→ **Recorded information**
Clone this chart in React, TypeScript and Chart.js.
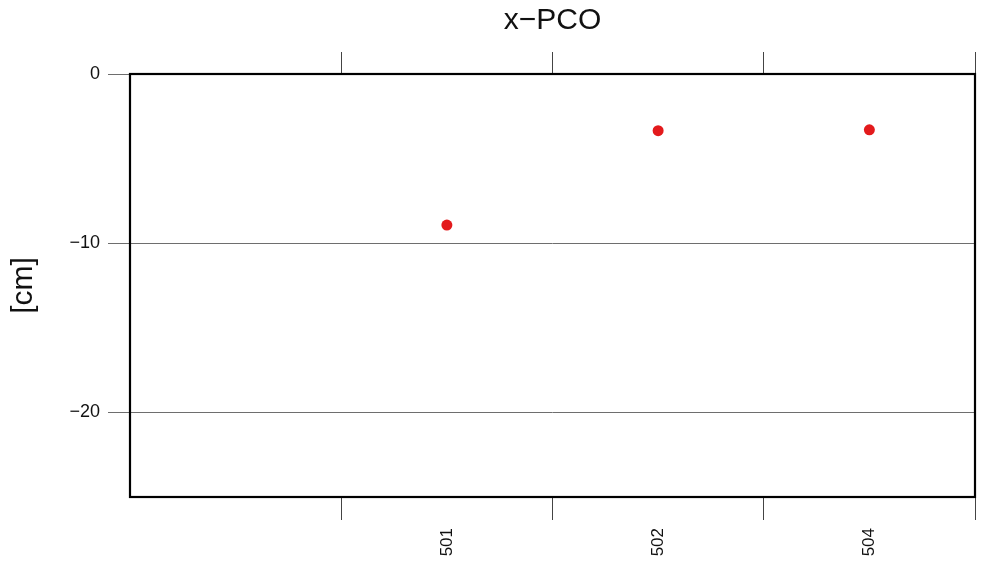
import React, { useEffect, useRef } from "react";
import { Chart, registerables } from "chart.js";

Chart.register(...registerables);

const categories = ["", "501", "502", "504"];
const xPcoValues = [null, -8.93, -3.35, -3.3];
const yTickValues = [0, -10, -20];
const yMin = -25;
const yMax = 0;

const FONT = "'Liberation Sans', Arial, Helvetica, sans-serif";

const framePlugin = {
  id: "frame",
  afterDraw(chart: any) {
    const { ctx, chartArea } = chart;
    ctx.save();
    ctx.strokeStyle = "#000";
    ctx.lineWidth = 2.2;
    ctx.strokeRect(chartArea.left, chartArea.top, chartArea.right - chartArea.left, chartArea.bottom - chartArea.top);
    ctx.restore();
  },
};

const TITLE_SIZE = 30;
const TITLE_BLOCK = TITLE_SIZE * 1.2 + 3;

export default function App() {
  const ref = useRef<HTMLCanvasElement | null>(null);
  useEffect(() => {
    if (!ref.current) return;
    const tickColor = (c: any) => (c.index === 0 ? "rgba(0,0,0,0)" : "#444");
    const chart = new Chart(ref.current, {
      type: "line",
      data: {
        labels: categories,
        datasets: [
          {
            label: "x-PCO",
            data: xPcoValues as any,
            showLine: false,
            pointRadius: 5.5,
            pointHoverRadius: 5.5,
            pointBackgroundColor: "#e31a1c",
            pointBorderColor: "#e31a1c",
            pointBorderWidth: 0,
            xAxisID: "x",
            yAxisID: "y",
          },
        ],
      },
      options: {
        responsive: false,
        animation: false,
        layout: { padding: { left: 0, right: 11, top: 0, bottom: 0 } },
        plugins: {
          legend: { display: false },
          tooltip: { enabled: false },
          title: {
            display: true,
            fullSize: false,
            text: "x\u2212PCO",
            color: "#111",
            font: { family: FONT, size: TITLE_SIZE, weight: "normal" as any, lineHeight: 1.2 },
            padding: { top: 3, bottom: 0 },
          },
        },
        scales: {
          x: {
            type: "category",
            position: "bottom",
            offset: true,
            border: { display: false },
            grid: {
              offset: true,
              drawOnChartArea: false,
              drawTicks: true,
              tickLength: 23,
              color: tickColor as any,
              lineWidth: 1,
            },
            ticks: {
              autoSkip: false,
              minRotation: 90,
              maxRotation: 90,
              padding: 8,
              color: "#111",
              font: { family: FONT, size: 17 },
            },
            afterFit(scale: any) {
              scale.height = 67;
            },
          },
          x2: {
            type: "category",
            position: "top",
            labels: categories,
            offset: true,
            border: { display: false },
            grid: {
              offset: true,
              drawOnChartArea: false,
              drawTicks: true,
              tickLength: 22,
              color: tickColor as any,
              lineWidth: 1,
            },
            ticks: { display: false },
            afterFit(scale: any) {
              scale.height = 74 - TITLE_BLOCK;
            },
          },
          y: {
            type: "linear",
            position: "left",
            min: yMin,
            max: yMax,
            border: { display: false },
            grid: {
              color: "#6e6e6e",
              lineWidth: 1,
              drawTicks: true,
              tickLength: 22,
            },
            afterBuildTicks(scale: any) {
              scale.ticks = yTickValues.map((v) => ({ value: v }));
            },
            ticks: {
              padding: 8,
              color: "#111",
              font: { family: FONT, size: 18 },
              callback: (v: any) => (Number(v) < 0 ? "\u2212" + Math.abs(Number(v)) : String(v)),
            },
            title: {
              display: true,
              text: "[cm]",
              color: "#111",
              font: { family: FONT, size: 30, lineHeight: 1.2 },
              padding: { top: 6, bottom: 0 },
            },
            afterFit(scale: any) {
              scale.width = 130;
            },
          },
        },
      },
      plugins: [framePlugin],
    });
    return () => chart.destroy();
  }, []);
  return (
    <div style={{ position: "fixed", left: 0, top: 0, width: 986, height: 564, background: "#fff" }}>
      <canvas ref={ref} width={986} height={564} style={{ display: "block" }} />
    </div>
  );
}
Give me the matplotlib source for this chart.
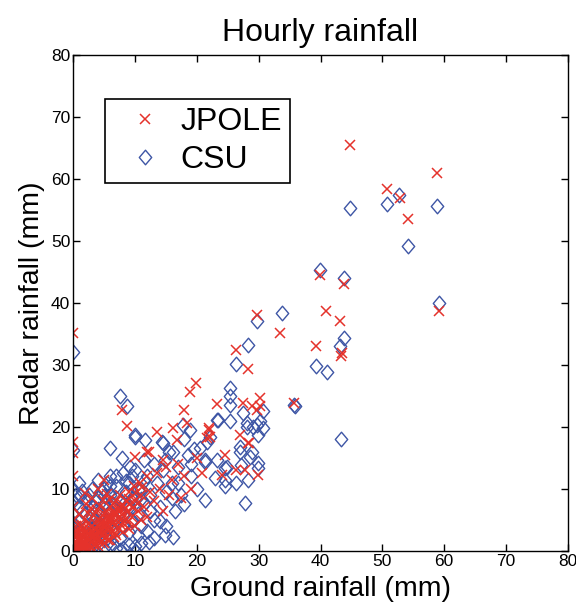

→ **Aim**
Each line of the data is to be duplicated exactly; pictures stay out of the copy.

→ **Output of the exercise**
Clone this chart in React, TypeScript and Chart.js.
import React, { useEffect, useRef } from "react";
import { Chart, registerables } from "chart.js";

Chart.register(...registerables);

const categories = ["", "501", "502", "504"];
const xPcoValues = [null, -8.93, -3.35, -3.3];
const yTickValues = [0, -10, -20];
const yMin = -25;
const yMax = 0;

const FONT = "'Liberation Sans', Arial, Helvetica, sans-serif";

const framePlugin = {
  id: "frame",
  afterDraw(chart: any) {
    const { ctx, chartArea } = chart;
    ctx.save();
    ctx.strokeStyle = "#000";
    ctx.lineWidth = 2.2;
    ctx.strokeRect(chartArea.left, chartArea.top, chartArea.right - chartArea.left, chartArea.bottom - chartArea.top);
    ctx.restore();
  },
};

const TITLE_SIZE = 30;
const TITLE_BLOCK = TITLE_SIZE * 1.2 + 3;

export default function App() {
  const ref = useRef<HTMLCanvasElement | null>(null);
  useEffect(() => {
    if (!ref.current) return;
    const tickColor = (c: any) => (c.index === 0 ? "rgba(0,0,0,0)" : "#444");
    const chart = new Chart(ref.current, {
      type: "line",
      data: {
        labels: categories,
        datasets: [
          {
            label: "x-PCO",
            data: xPcoValues as any,
            showLine: false,
            pointRadius: 5.5,
            pointHoverRadius: 5.5,
            pointBackgroundColor: "#e31a1c",
            pointBorderColor: "#e31a1c",
            pointBorderWidth: 0,
            xAxisID: "x",
            yAxisID: "y",
          },
        ],
      },
      options: {
        responsive: false,
        animation: false,
        layout: { padding: { left: 0, right: 11, top: 0, bottom: 0 } },
        plugins: {
          legend: { display: false },
          tooltip: { enabled: false },
          title: {
            display: true,
            fullSize: false,
            text: "x\u2212PCO",
            color: "#111",
            font: { family: FONT, size: TITLE_SIZE, weight: "normal" as any, lineHeight: 1.2 },
            padding: { top: 3, bottom: 0 },
          },
        },
        scales: {
          x: {
            type: "category",
            position: "bottom",
            offset: true,
            border: { display: false },
            grid: {
              offset: true,
              drawOnChartArea: false,
              drawTicks: true,
              tickLength: 23,
              color: tickColor as any,
              lineWidth: 1,
            },
            ticks: {
              autoSkip: false,
              minRotation: 90,
              maxRotation: 90,
              padding: 8,
              color: "#111",
              font: { family: FONT, size: 17 },
            },
            afterFit(scale: any) {
              scale.height = 67;
            },
          },
          x2: {
            type: "category",
            position: "top",
            labels: categories,
            offset: true,
            border: { display: false },
            grid: {
              offset: true,
              drawOnChartArea: false,
              drawTicks: true,
              tickLength: 22,
              color: tickColor as any,
              lineWidth: 1,
            },
            ticks: { display: false },
            afterFit(scale: any) {
              scale.height = 74 - TITLE_BLOCK;
            },
          },
          y: {
            type: "linear",
            position: "left",
            min: yMin,
            max: yMax,
            border: { display: false },
            grid: {
              color: "#6e6e6e",
              lineWidth: 1,
              drawTicks: true,
              tickLength: 22,
            },
            afterBuildTicks(scale: any) {
              scale.ticks = yTickValues.map((v) => ({ value: v }));
            },
            ticks: {
              padding: 8,
              color: "#111",
              font: { family: FONT, size: 18 },
              callback: (v: any) => (Number(v) < 0 ? "\u2212" + Math.abs(Number(v)) : String(v)),
            },
            title: {
              display: true,
              text: "[cm]",
              color: "#111",
              font: { family: FONT, size: 30, lineHeight: 1.2 },
              padding: { top: 6, bottom: 0 },
            },
            afterFit(scale: any) {
              scale.width = 130;
            },
          },
        },
      },
      plugins: [framePlugin],
    });
    return () => chart.destroy();
  }, []);
  return (
    <div style={{ position: "fixed", left: 0, top: 0, width: 986, height: 564, background: "#fff" }}>
      <canvas ref={ref} width={986} height={564} style={{ display: "block" }} />
    </div>
  );
}
Give me the matplotlib source for this chart.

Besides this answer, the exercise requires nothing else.